• STATED EXERCISE
Output the first line of the listing and each line after it, up to and including the line that contains "(207,156) rectangle (771,497);", exactly as written, minus the pictures.

• INFORMATION PROVIDED
------------------------------------------------
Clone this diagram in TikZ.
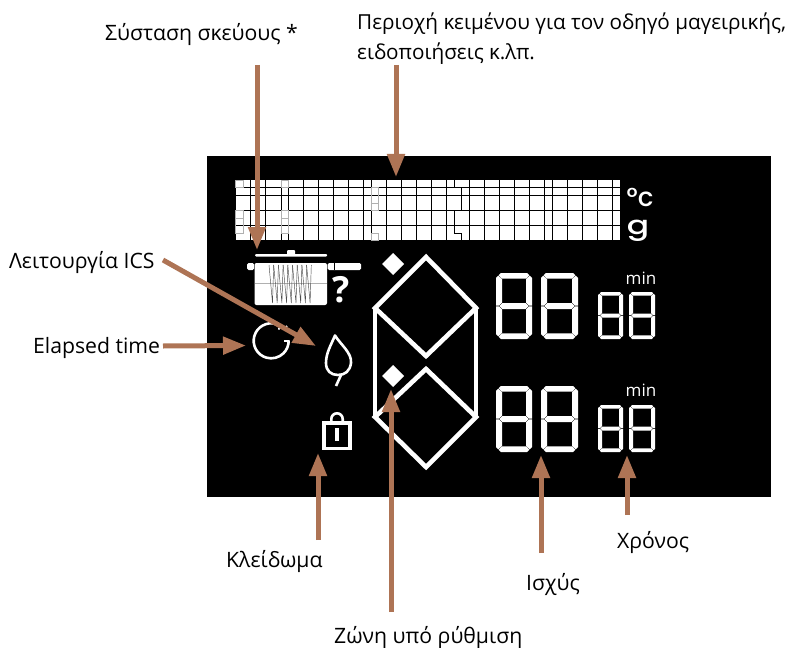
\documentclass[tikz,border=0pt]{standalone}
\usepackage{fontspec}
\setmainfont{Open Sans}
\newfontfamily\lcdfont[BoldFont={Poppins Medium}]{Poppins}
\usepackage{xcolor}
\usepackage{tikz}
\usetikzlibrary{arrows.meta,positioning,calc}
\definecolor{ArrowBrown}{HTML}{AE7455}
\definecolor{GridGray}{HTML}{B0B0B0}
\newcommand{\segdigit}[5]{% x, y, width, height, thickness
  \begin{scope}[shift={(#1,#2)}]
    \pgfmathsetmacro{\dw}{#3}
    \pgfmathsetmacro{\dh}{#4}
    \pgfmathsetmacro{\tk}{#5}
    \pgfmathsetmacro{\dm}{\dh/2}
    \pgfmathsetmacro{\ca}{\tk*.8}
    \pgfmathsetmacro{\cb}{\tk*.4+.2}
    \pgfmathsetmacro{\cc}{\tk*.4-.2}
    \fill[white] (\cb,\cc)--(\ca,0)--(\dw-\ca,0)--(\dw-\cb,\cc)--(\dw-\tk,\tk-.4)--(\tk,\tk-.4)--cycle;
    \fill[white] (\cb,\dh-\cc)--(\ca,\dh)--(\dw-\ca,\dh)--(\dw-\cb,\dh-\cc)--(\dw-\tk,\dh-\tk+.4)--(\tk,\dh-\tk+.4)--cycle;
    \fill[white] (\tk+.3,\dm-\tk/2)--(\dw-\tk-.3,\dm-\tk/2)--(\dw-\tk/2-.4,\dm)--(\dw-\tk-.3,\dm+\tk/2)--(\tk+.3,\dm+\tk/2)--(\tk/2+.4,\dm)--cycle;
    \fill[white] (\cc,\cb)--(0,\ca)--(0,\dm-.4)--(\tk/2,\dm-.4)--(\tk,\dm-\tk/2-.3)--(\tk,\tk)--cycle;
    \fill[white] (\cc,\dh-\cb)--(0,\dh-\ca)--(0,\dm+.4)--(\tk/2,\dm+.4)--(\tk,\dm+\tk/2+.3)--(\tk,\dh-\tk)--cycle;
    \fill[white] (\dw-\cc,\cb)--(\dw,\ca)--(\dw,\dm-.4)--(\dw-\tk/2,\dm-.4)--(\dw-\tk,\dm-\tk/2-.3)--(\dw-\tk,\tk)--cycle;
    \fill[white] (\dw-\cc,\dh-\cb)--(\dw,\dh-\ca)--(\dw,\dm+.4)--(\dw-\tk/2,\dm+.4)--(\dw-\tk,\dm+\tk/2+.3)--(\dw-\tk,\dh-\tk)--cycle;
  \end{scope}
}

\begin{document}
\begin{tikzpicture}[
  x=1pt,y=-1pt,
  label/.style={inner sep=0pt,anchor=west,font=\fontsize{21.2}{30}\selectfont,align=left},
  arrow/.style={-{Triangle[length=23pt,width=17pt]},ArrowBrown,line width=5pt},
  gridline/.style={black,line width=.9pt},
  icon/.style={white,line width=2.6pt},
  diamondline/.style={white,line width=4.6pt,line join=miter}
]
\useasboundingbox (0,0) rectangle (794,647);
\fill[black] (207,156) rectangle (771,497);

% text area
\fill[white] (235.7,180) rectangle (620,240);
\foreach \gx in {250.7,265.7,281,288.3,303.3,318.3,333.3,348.7,363.7,371.3,386.7,401.7,416.7,431.7,446.7,469.3,484.7,499.7,514.7,529.7,544.7,552.3,567.3,582.7,597.7,612.7}
  \draw[gridline] (\gx,180)--(\gx,240);
\foreach \gy in {187.3,195.3,210.7,225.3}
  \draw[gridline] (235.7,\gy)--(620,\gy);
\draw[gridline] (454.3,180)--(454.3,187.3) (461.7,187.3)--(461.7,210.7) (454.3,210.7)--(454.3,233) (461.7,233)--(461.7,240) (454.3,233)--(461.7,233);
\draw[GridGray,line width=.8pt] (235.7,180) rectangle (243,187.3) (235.7,210.7) rectangle (243,233) (235.7,218)--(243,218);
\draw[GridGray,line width=.8pt] (281,180) rectangle (288.3,187.3) (281,210.7) rectangle (288.3,233) (281,218)--(288.3,218);
\draw[GridGray,line width=.8pt] (371.3,187.3) rectangle (378.7,210) (371.3,203)--(378.7,203) (371.3,233) rectangle (378.7,240);

\node[inner sep=0pt,white] (celsius) at (640,197) {\lcdfont\bfseries\fontsize{26}{26}\selectfont °c};
\node[inner sep=0pt,white] (grams) at (638,231) {\scalebox{1}[.78]{\lcdfont\bfseries\fontsize{33}{33}\selectfont g}};

% pot
\fill[white,rounded corners=1pt] (255,254) rectangle (327,256.5);
\fill[white,rounded corners=1pt] (287,250) rectangle (295,255);
\fill[white,rounded corners=1.5pt] (247,263) rectangle (254,270);
\fill[white,rounded corners=2pt] (254.5,263) rectangle (327,305);
\fill[white,rounded corners=1.5pt] (327.5,263) rectangle (361,270);
\draw[black,line width=.5pt] (334,263)--(334,270);
\draw[GridGray,line width=.5pt] (255,283)--(327,283);
\foreach \i in {0,...,8}
  \draw[black!70,line width=.45pt] ({269+4.7*\i},265)--({272.5+4.7*\i},303)--({273.7+4.7*\i},265);
\node[inner sep=0pt,white,font=\fontsize{36}{36}\selectfont\bfseries] (question) at (341,289.5) {?};

% timer, leaf, lock
\draw[icon] (276,324) arc[start angle=-74,end angle=-362,radius=17.5];
\draw[icon,line width=1.6pt] (284,329)--(287,326) (279,328)--(279,329.5) (288.5,341)--(284,341);
\draw[icon,line join=round] (335,335.5) .. controls (341,345) and (352,353) .. (351,363) .. controls (350,371) and (345,375) .. (338,375) .. controls (331,375) and (326,371) .. (326,363) .. controls (326,353) and (331,345) .. (335,335.5) -- cycle;
\draw[icon] (341,375)--(336,386);
\draw[white,line width=3.8pt] (324,423) rectangle (350,448.5);
\draw[white,line width=2.6pt] (331.3,422)--(331.3,419) arc[start angle=180,end angle=360,radius=5.7]--(342.7,422);
\fill[white] (335.3,428) rectangle (339.3,441);

% zone diamonds
\draw[diamondline] (375,308)--(426,257)--(476,308)--(426,356)--cycle;
\draw[diamondline] (375,417)--(426,369)--(476,417)--(426,467)--cycle;
\draw[diamondline] (375,309)--(375,416) (476,309)--(476,416);
\fill[white] (393,253)--(404,264)--(393,275)--(382,264)--cycle;
\fill[white] (393,365)--(404,376)--(393,387)--(382,376)--cycle;

% digits
\foreach \dy in {0,113}{
  \segdigit{496}{273+\dy}{36}{66}{6}
  \segdigit{541}{273+\dy}{37}{66}{6}
  \segdigit{598}{292+\dy}{25}{47}{4}
  \segdigit{629}{292+\dy}{26}{47}{4}
}
\node[inner sep=0pt,white,font=\fontsize{17}{17}\selectfont] (minup) at (641,278) {min};
\node[inner sep=0pt,white,font=\fontsize{17}{17}\selectfont] (mindown) at (641,390) {min};

% labels
\node[label] (cookware) at (105,35) {Σύσταση σκεύους *};
\node[label,font=\fontsize{20.7}{30}\selectfont] (textarea) at (357,39) {Περιοχή κειμένου για τον οδηγό μαγειρικής,\\ειδοποιήσεις κ.λπ.};
\node[label] (ics) at (9,262) {Λειτουργία ICS};
\node[label] (elapsed) at (33,347.5) {Elapsed time};
\node[label] (lock) at (226,561) {Κλείδωμα};
\node[label] (power) at (526,584) {Ισχύς};
\node[label] (timelabel) at (617,542) {Χρόνος};
\node[label] (zone) at (334,637) {Ζώνη υπό ρύθμιση};

% arrows
\coordinate (cookA) at (257,65);
\coordinate (cookB) at (257,250);
\coordinate (textA) at (396,65);
\coordinate (textB) at (396,177);
\coordinate (icsA) at (163,260);
\coordinate (icsB) at (316,346);
\coordinate (elapsedA) at (163,346);
\coordinate (elapsedB) at (246,345.5);
\coordinate (lockA) at (318,540);
\coordinate (lockB) at (318,453);
\coordinate (zoneA) at (391,612);
\coordinate (zoneB) at (391,389);
\coordinate (powerA) at (541,553);
\coordinate (powerB) at (541,455);
\coordinate (timeA) at (627,515);
\coordinate (timeB) at (627,455);
\draw[arrow] (cookA)--(cookB);
\draw[arrow] (textA)--(textB);
\draw[arrow] (icsA)--(icsB);
\draw[arrow] (elapsedA)--(elapsedB);
\draw[arrow] (lockA)--(lockB);
\draw[arrow] (zoneA)--(zoneB);
\draw[arrow] (powerA)--(powerB);
\draw[arrow] (timeA)--(timeB);
\end{tikzpicture}
\end{document}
------------------------------------------------
• RESULT OF THE EXERCISE
Clone this diagram in TikZ.
\documentclass[tikz,border=0pt]{standalone}
\usepackage{fontspec}
\setmainfont{Open Sans}
\newfontfamily\lcdfont[BoldFont={Poppins Medium}]{Poppins}
\usepackage{xcolor}
\usepackage{tikz}
\usetikzlibrary{arrows.meta,positioning,calc}
\definecolor{ArrowBrown}{HTML}{AE7455}
\definecolor{GridGray}{HTML}{B0B0B0}
\newcommand{\segdigit}[5]{% x, y, width, height, thickness
  \begin{scope}[shift={(#1,#2)}]
    \pgfmathsetmacro{\dw}{#3}
    \pgfmathsetmacro{\dh}{#4}
    \pgfmathsetmacro{\tk}{#5}
    \pgfmathsetmacro{\dm}{\dh/2}
    \pgfmathsetmacro{\ca}{\tk*.8}
    \pgfmathsetmacro{\cb}{\tk*.4+.2}
    \pgfmathsetmacro{\cc}{\tk*.4-.2}
    \fill[white] (\cb,\cc)--(\ca,0)--(\dw-\ca,0)--(\dw-\cb,\cc)--(\dw-\tk,\tk-.4)--(\tk,\tk-.4)--cycle;
    \fill[white] (\cb,\dh-\cc)--(\ca,\dh)--(\dw-\ca,\dh)--(\dw-\cb,\dh-\cc)--(\dw-\tk,\dh-\tk+.4)--(\tk,\dh-\tk+.4)--cycle;
    \fill[white] (\tk+.3,\dm-\tk/2)--(\dw-\tk-.3,\dm-\tk/2)--(\dw-\tk/2-.4,\dm)--(\dw-\tk-.3,\dm+\tk/2)--(\tk+.3,\dm+\tk/2)--(\tk/2+.4,\dm)--cycle;
    \fill[white] (\cc,\cb)--(0,\ca)--(0,\dm-.4)--(\tk/2,\dm-.4)--(\tk,\dm-\tk/2-.3)--(\tk,\tk)--cycle;
    \fill[white] (\cc,\dh-\cb)--(0,\dh-\ca)--(0,\dm+.4)--(\tk/2,\dm+.4)--(\tk,\dm+\tk/2+.3)--(\tk,\dh-\tk)--cycle;
    \fill[white] (\dw-\cc,\cb)--(\dw,\ca)--(\dw,\dm-.4)--(\dw-\tk/2,\dm-.4)--(\dw-\tk,\dm-\tk/2-.3)--(\dw-\tk,\tk)--cycle;
    \fill[white] (\dw-\cc,\dh-\cb)--(\dw,\dh-\ca)--(\dw,\dm+.4)--(\dw-\tk/2,\dm+.4)--(\dw-\tk,\dm+\tk/2+.3)--(\dw-\tk,\dh-\tk)--cycle;
  \end{scope}
}

\begin{document}
\begin{tikzpicture}[
  x=1pt,y=-1pt,
  label/.style={inner sep=0pt,anchor=west,font=\fontsize{21.2}{30}\selectfont,align=left},
  arrow/.style={-{Triangle[length=23pt,width=17pt]},ArrowBrown,line width=5pt},
  gridline/.style={black,line width=.9pt},
  icon/.style={white,line width=2.6pt},
  diamondline/.style={white,line width=4.6pt,line join=miter}
]
\useasboundingbox (0,0) rectangle (794,647);
\fill[black] (207,156) rectangle (771,497);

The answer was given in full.